-- BEGIN --

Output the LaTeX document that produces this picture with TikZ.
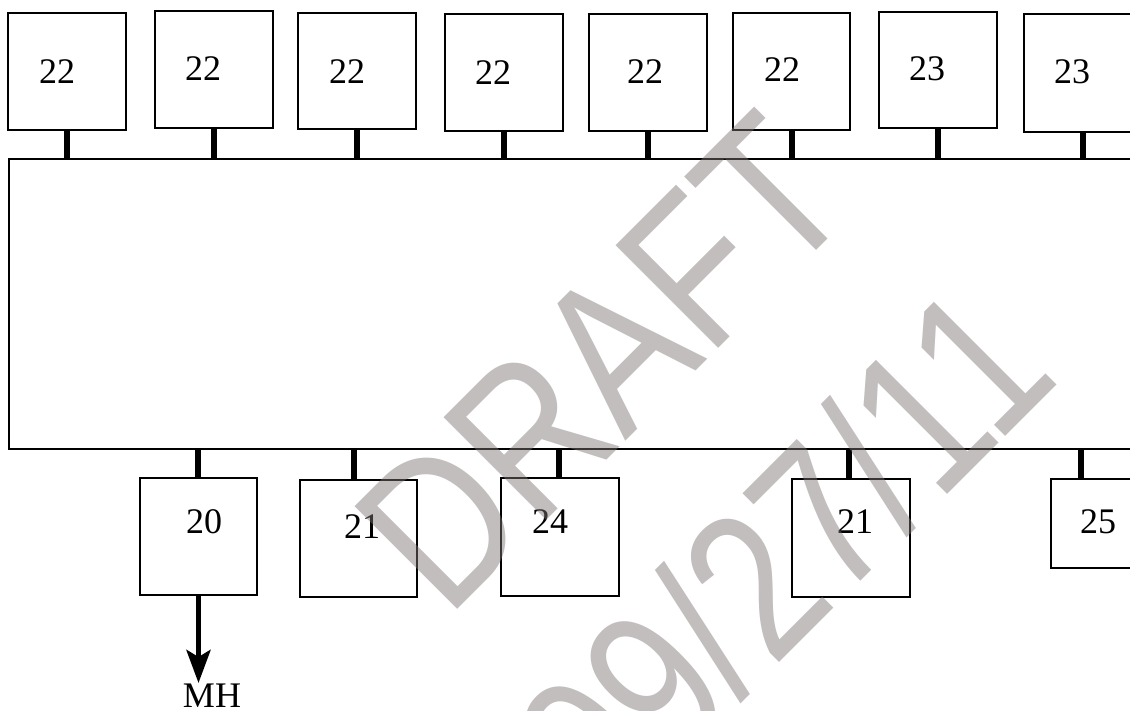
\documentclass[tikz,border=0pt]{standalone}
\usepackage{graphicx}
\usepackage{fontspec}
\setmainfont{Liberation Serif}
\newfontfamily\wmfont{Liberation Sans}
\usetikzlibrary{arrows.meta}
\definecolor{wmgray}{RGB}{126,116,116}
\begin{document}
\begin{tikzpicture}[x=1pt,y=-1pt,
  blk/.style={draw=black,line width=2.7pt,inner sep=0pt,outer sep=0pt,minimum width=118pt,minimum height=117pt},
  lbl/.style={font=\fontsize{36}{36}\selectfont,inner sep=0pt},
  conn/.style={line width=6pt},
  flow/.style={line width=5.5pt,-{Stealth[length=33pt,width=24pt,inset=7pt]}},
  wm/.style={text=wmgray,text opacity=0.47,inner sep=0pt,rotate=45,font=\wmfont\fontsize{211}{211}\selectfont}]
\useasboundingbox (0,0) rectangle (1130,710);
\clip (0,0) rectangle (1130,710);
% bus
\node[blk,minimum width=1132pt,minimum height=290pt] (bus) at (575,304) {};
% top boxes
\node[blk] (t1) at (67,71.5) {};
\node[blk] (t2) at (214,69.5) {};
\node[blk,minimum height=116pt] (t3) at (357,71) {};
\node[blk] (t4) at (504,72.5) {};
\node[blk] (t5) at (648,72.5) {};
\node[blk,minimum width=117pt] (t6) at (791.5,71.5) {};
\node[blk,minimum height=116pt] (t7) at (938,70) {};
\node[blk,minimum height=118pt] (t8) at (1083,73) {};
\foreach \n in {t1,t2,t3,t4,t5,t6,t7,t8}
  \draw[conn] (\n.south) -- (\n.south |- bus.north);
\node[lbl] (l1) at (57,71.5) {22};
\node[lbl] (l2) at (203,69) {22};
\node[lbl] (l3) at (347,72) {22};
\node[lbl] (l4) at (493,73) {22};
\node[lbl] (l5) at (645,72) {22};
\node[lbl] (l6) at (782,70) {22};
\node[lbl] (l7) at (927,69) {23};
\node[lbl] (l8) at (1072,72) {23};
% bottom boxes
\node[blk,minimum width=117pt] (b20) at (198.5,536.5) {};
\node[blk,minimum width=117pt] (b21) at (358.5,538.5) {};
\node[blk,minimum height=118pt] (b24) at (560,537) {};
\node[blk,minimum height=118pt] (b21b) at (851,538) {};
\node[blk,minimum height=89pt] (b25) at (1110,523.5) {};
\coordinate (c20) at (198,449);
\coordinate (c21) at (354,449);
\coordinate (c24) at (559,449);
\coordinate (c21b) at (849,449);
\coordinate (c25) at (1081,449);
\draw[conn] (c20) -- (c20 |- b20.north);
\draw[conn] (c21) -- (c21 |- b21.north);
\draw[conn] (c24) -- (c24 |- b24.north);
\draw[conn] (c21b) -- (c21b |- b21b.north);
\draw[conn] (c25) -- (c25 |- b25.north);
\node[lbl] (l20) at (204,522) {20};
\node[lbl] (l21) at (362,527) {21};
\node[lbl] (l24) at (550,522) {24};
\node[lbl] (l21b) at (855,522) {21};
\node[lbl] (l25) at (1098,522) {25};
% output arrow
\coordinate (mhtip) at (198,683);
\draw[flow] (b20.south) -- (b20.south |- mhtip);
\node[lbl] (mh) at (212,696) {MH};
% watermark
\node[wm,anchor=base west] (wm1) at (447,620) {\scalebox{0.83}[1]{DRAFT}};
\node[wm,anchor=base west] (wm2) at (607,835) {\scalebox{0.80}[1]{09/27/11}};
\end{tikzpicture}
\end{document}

-- END --

Omit the pictures, then output the rest of the listing exactly.

Written answer:
Output the LaTeX document that produces this picture with TikZ.
\documentclass[tikz,border=0pt]{standalone}
\usepackage{graphicx}
\usepackage{fontspec}
\setmainfont{Liberation Serif}
\newfontfamily\wmfont{Liberation Sans}
\usetikzlibrary{arrows.meta}
\definecolor{wmgray}{RGB}{126,116,116}
\begin{document}
\begin{tikzpicture}[x=1pt,y=-1pt,
  blk/.style={draw=black,line width=2.7pt,inner sep=0pt,outer sep=0pt,minimum width=118pt,minimum height=117pt},
  lbl/.style={font=\fontsize{36}{36}\selectfont,inner sep=0pt},
  conn/.style={line width=6pt},
  flow/.style={line width=5.5pt,-{Stealth[length=33pt,width=24pt,inset=7pt]}},
  wm/.style={text=wmgray,text opacity=0.47,inner sep=0pt,rotate=45,font=\wmfont\fontsize{211}{211}\selectfont}]
\useasboundingbox (0,0) rectangle (1130,710);
\clip (0,0) rectangle (1130,710);
% bus
\node[blk,minimum width=1132pt,minimum height=290pt] (bus) at (575,304) {};
% top boxes
\node[blk] (t1) at (67,71.5) {};
\node[blk] (t2) at (214,69.5) {};
\node[blk,minimum height=116pt] (t3) at (357,71) {};
\node[blk] (t4) at (504,72.5) {};
\node[blk] (t5) at (648,72.5) {};
\node[blk,minimum width=117pt] (t6) at (791.5,71.5) {};
\node[blk,minimum height=116pt] (t7) at (938,70) {};
\node[blk,minimum height=118pt] (t8) at (1083,73) {};
\foreach \n in {t1,t2,t3,t4,t5,t6,t7,t8}
  \draw[conn] (\n.south) -- (\n.south |- bus.north);
\node[lbl] (l1) at (57,71.5) {22};
\node[lbl] (l2) at (203,69) {22};
\node[lbl] (l3) at (347,72) {22};
\node[lbl] (l4) at (493,73) {22};
\node[lbl] (l5) at (645,72) {22};
\node[lbl] (l6) at (782,70) {22};
\node[lbl] (l7) at (927,69) {23};
\node[lbl] (l8) at (1072,72) {23};
% bottom boxes
\node[blk,minimum width=117pt] (b20) at (198.5,536.5) {};
\node[blk,minimum width=117pt] (b21) at (358.5,538.5) {};
\node[blk,minimum height=118pt] (b24) at (560,537) {};
\node[blk,minimum height=118pt] (b21b) at (851,538) {};
\node[blk,minimum height=89pt] (b25) at (1110,523.5) {};
\coordinate (c20) at (198,449);
\coordinate (c21) at (354,449);
\coordinate (c24) at (559,449);
\coordinate (c21b) at (849,449);
\coordinate (c25) at (1081,449);
\draw[conn] (c20) -- (c20 |- b20.north);
\draw[conn] (c21) -- (c21 |- b21.north);
\draw[conn] (c24) -- (c24 |- b24.north);
\draw[conn] (c21b) -- (c21b |- b21b.north);
\draw[conn] (c25) -- (c25 |- b25.north);
\node[lbl] (l20) at (204,522) {20};
\node[lbl] (l21) at (362,527) {21};
\node[lbl] (l24) at (550,522) {24};
\node[lbl] (l21b) at (855,522) {21};
\node[lbl] (l25) at (1098,522) {25};
% output arrow
\coordinate (mhtip) at (198,683);
\draw[flow] (b20.south) -- (b20.south |- mhtip);
\node[lbl] (mh) at (212,696) {MH};
% watermark
\node[wm,anchor=base west] (wm1) at (447,620) {\scalebox{0.83}[1]{DRAFT}};
\node[wm,anchor=base west] (wm2) at (607,835) {\scalebox{0.80}[1]{09/27/11}};
\end{tikzpicture}
\end{document}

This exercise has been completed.